African American Workers Built America

By Asha Banerjee and Cameron Johnson

Black labor has been foundational to the growth of America and our economy. Enslaved people built the country’s early infrastructure and produced lucrative commodities such as cotton and tobacco. After emancipation, African American labor was crucial in industry, agriculture, and service. Yet the federal Bureau of Labor Statistics (BLS), which was established in 1884, only started gathering consistent data on African American workers in 1972. For nearly a century, African American workers did not appear even as data points let alone in meaningful policies or labor legislation.

This Black History Month, we celebrate Black workers, their achievements, and their dedication to work (a trait often attributed to white workers). We also must consider the steep challenges and structural inequities Black workers continue to face. Understanding that history contextualizes today’s fight to improve and expand African Americans’ access to higher paying jobs and economic success.

Black workers have endured a long history of discrimination, including restrictions from unions. Companies used Black workers as strike breakers to misdirect white workers’ anger and frustration. New Deal programs excluded Black agricultural and domestic workers. And 1930s “progressive” public benefits legislation such as the Social Security Act was actually pro-white legislation that neglects Black workers, especially women.

Historically, African Americans—especially women—have propped up the labor market, despite discrimination and hostility. As far back as 1870, 50 percent of Black women were in the labor force compared to just 16.5 percent of white women. Therefore, the famous wave of women entering the workforce in the 1970s applied only to white women. Black women who’ve always worked have been invisible to policymakers.

Black workers’ high labor force participation has propelled American economic growth, often at extremely low pay. As the 1619 Project documents, Black slaves enduring brutal conditions for two centuries in Southern plantation and Northern industries to build the booming American economy. In the early 1900s, over one million African Americans joined the “Great Migration” to fill jobs in the steel, automobile, shipbuilding, and other heavy industries. W.E.B. DuBois described this pivotal moment of American capitalism: The giant forces of water and of steam were harnessed to do the world’s work, and the black workers of America bent at the bottom of a growing pyramid of commerce and industry. White employers underpaid and segregated Black workers, subjecting them to discrimination and hostility. We must recognize their labor—whether caring for children or turning out machines in a factory—as important parts of America’s growth.
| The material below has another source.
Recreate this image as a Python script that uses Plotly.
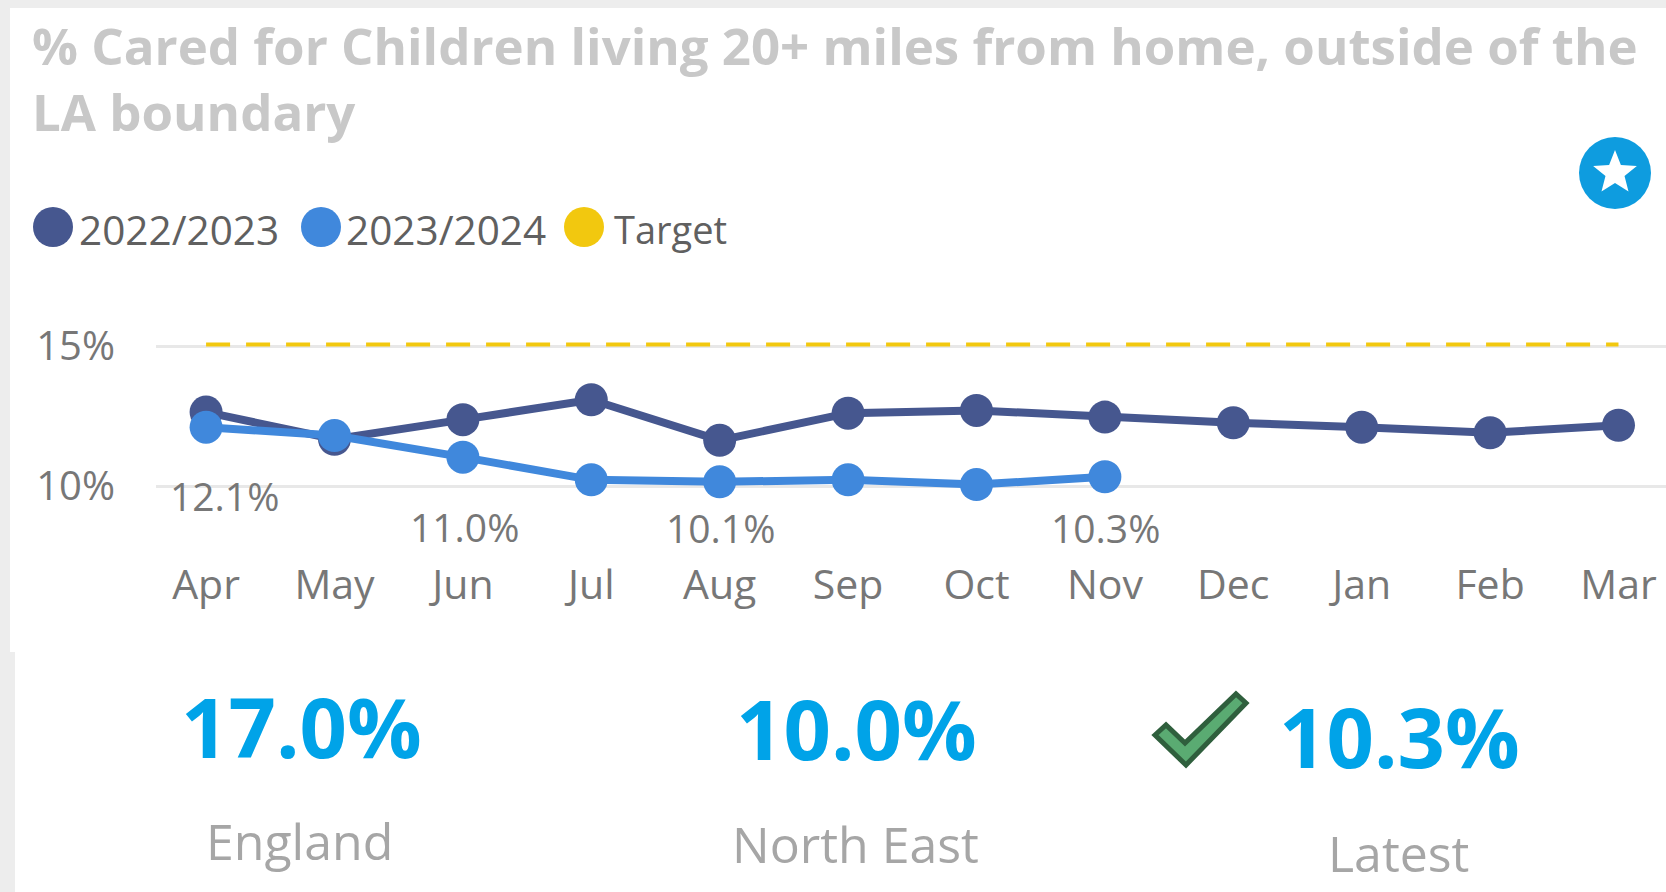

So where are we today? Black workers make up a larger part of the workforce and face record-low unemployment. Yet this is not the whole story. Black workers still face persistent employment barriers. Over the last decades, many jobs have moved away from metropolitan areas to suburbs and exurbs that are inaccessible to Black workers. The racially segregated parts of the city where Black workers live offer severely limited employment options.

Racial disparities persist. Black graduates are nearly 10 percentage points likelier to be employed in an occupation not requiring a college degree than their white peers. Staggering numbers of African American workers experience workplace discrimination, and Black women are less likely to be promoted than men or other women. This leads to troubling outcomes: In 2017, Black men’s wages were 69.7 percent of white men’s, while Black women’s wages were 60.8 percent. Despite broad historical gains in labor force participation and educational attainment, our country still has a long way to go.

Black workers have also been at the forefront of resistance, agency, change, and solidarity with other workers. While history books and the BLS may not have covered these events, African Americans have led countless powerful moments of labor activism: the 1881 Atlanta Washerwomen Strike, the 1955-6 Montgomery Bus Boycott, the 1963 March on Washington for Jobs and Freedom, and the 2019 UAW General Motors strike.

As policymakers, advocates, and workers rally for a more inclusive and accessible workplace, we must recognize the immense structural discrimination and barriers that Black workers face. At the same time, we celebrate the deep contributions of Black workers to the foundation of America, its infrastructure and economy—from the first enslaved Africans to those workers and activists fighting for positive change today.